**What is needed:** Where a line contains the string "chart", copy that line.

**Available data:**
■ ■ ■ ■

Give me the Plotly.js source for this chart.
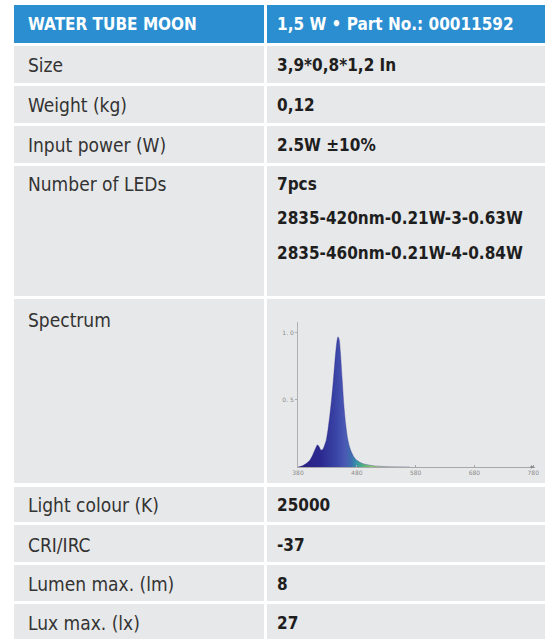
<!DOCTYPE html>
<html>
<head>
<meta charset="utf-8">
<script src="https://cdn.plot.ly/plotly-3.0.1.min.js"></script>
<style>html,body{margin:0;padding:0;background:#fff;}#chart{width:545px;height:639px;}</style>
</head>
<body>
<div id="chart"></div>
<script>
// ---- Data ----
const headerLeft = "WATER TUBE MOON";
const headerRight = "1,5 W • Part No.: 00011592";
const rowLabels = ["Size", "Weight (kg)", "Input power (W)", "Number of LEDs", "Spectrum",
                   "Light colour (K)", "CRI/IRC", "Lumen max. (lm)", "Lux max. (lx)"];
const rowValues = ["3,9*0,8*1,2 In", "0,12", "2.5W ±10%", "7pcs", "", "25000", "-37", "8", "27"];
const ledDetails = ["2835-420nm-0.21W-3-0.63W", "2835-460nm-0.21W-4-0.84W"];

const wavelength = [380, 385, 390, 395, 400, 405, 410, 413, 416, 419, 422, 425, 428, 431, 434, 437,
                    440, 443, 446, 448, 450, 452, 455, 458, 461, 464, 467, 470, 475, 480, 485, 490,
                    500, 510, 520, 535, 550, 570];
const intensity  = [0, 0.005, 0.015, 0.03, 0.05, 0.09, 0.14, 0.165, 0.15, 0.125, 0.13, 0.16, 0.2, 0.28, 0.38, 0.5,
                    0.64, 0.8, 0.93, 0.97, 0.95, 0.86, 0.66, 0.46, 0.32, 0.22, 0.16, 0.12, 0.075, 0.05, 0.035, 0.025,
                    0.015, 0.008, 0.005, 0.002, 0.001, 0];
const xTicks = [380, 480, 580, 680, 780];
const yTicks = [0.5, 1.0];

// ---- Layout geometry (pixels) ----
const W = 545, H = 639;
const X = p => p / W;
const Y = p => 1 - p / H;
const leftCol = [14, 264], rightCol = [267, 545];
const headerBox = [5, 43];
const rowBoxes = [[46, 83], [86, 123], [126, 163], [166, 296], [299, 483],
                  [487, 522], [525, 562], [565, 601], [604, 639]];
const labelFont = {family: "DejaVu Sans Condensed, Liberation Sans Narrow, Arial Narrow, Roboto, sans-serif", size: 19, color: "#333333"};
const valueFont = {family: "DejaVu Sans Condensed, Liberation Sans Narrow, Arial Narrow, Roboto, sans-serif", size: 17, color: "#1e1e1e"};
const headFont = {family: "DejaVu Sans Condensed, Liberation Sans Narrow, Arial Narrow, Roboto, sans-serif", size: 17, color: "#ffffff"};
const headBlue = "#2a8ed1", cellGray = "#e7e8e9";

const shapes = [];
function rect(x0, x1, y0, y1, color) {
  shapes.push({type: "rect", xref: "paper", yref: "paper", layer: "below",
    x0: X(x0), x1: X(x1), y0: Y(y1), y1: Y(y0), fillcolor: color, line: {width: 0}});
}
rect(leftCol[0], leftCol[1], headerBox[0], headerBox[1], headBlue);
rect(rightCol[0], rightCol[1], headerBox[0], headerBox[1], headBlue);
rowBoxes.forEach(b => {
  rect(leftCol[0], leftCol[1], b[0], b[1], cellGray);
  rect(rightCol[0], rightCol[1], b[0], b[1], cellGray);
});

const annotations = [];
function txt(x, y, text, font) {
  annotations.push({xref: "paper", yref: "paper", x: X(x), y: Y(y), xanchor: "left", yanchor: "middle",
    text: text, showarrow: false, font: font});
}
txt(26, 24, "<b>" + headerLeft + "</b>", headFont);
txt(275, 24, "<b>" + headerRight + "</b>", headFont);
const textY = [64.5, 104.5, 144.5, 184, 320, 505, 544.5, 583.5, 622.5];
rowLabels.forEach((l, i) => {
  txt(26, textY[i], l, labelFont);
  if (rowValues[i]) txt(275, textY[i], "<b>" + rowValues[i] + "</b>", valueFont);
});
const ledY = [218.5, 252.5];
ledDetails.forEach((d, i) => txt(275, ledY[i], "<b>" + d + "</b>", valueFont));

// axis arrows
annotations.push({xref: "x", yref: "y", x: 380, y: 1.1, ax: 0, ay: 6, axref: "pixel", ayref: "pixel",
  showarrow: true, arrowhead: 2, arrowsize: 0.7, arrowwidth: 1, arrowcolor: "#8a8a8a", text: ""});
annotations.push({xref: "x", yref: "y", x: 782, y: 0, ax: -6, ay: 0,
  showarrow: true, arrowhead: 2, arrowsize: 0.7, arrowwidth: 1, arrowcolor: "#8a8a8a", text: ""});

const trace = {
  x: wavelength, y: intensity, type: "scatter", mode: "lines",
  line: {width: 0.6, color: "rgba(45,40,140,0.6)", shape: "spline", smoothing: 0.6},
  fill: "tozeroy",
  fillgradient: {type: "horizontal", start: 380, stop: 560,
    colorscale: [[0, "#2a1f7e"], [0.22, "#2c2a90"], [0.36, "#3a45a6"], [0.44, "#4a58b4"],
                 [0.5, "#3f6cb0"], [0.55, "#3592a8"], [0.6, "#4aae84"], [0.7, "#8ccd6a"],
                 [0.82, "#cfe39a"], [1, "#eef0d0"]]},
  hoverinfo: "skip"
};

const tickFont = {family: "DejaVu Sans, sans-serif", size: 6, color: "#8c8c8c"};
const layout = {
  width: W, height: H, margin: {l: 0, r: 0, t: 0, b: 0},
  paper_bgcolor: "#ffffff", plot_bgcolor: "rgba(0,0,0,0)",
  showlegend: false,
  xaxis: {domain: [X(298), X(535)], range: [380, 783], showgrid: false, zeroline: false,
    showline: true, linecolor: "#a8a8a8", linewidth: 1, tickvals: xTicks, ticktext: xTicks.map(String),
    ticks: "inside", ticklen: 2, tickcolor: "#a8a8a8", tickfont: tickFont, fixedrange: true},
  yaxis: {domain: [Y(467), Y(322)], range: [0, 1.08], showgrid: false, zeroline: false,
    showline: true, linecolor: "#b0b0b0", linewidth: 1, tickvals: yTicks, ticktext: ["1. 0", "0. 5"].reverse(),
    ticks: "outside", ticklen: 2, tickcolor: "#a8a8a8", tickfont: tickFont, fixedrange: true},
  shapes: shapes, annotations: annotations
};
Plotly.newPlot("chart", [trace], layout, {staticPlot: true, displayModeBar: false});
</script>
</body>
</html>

■ ■ ■ ■

**Solution below:**
Give me the Plotly.js source for this chart.
<style>html,body{margin:0;padding:0;background:#fff;}#chart{width:545px;height:639px;}</style>
<div id="chart"></div>
Plotly.newPlot("chart", [trace], layout, {staticPlot: true, displayModeBar: false});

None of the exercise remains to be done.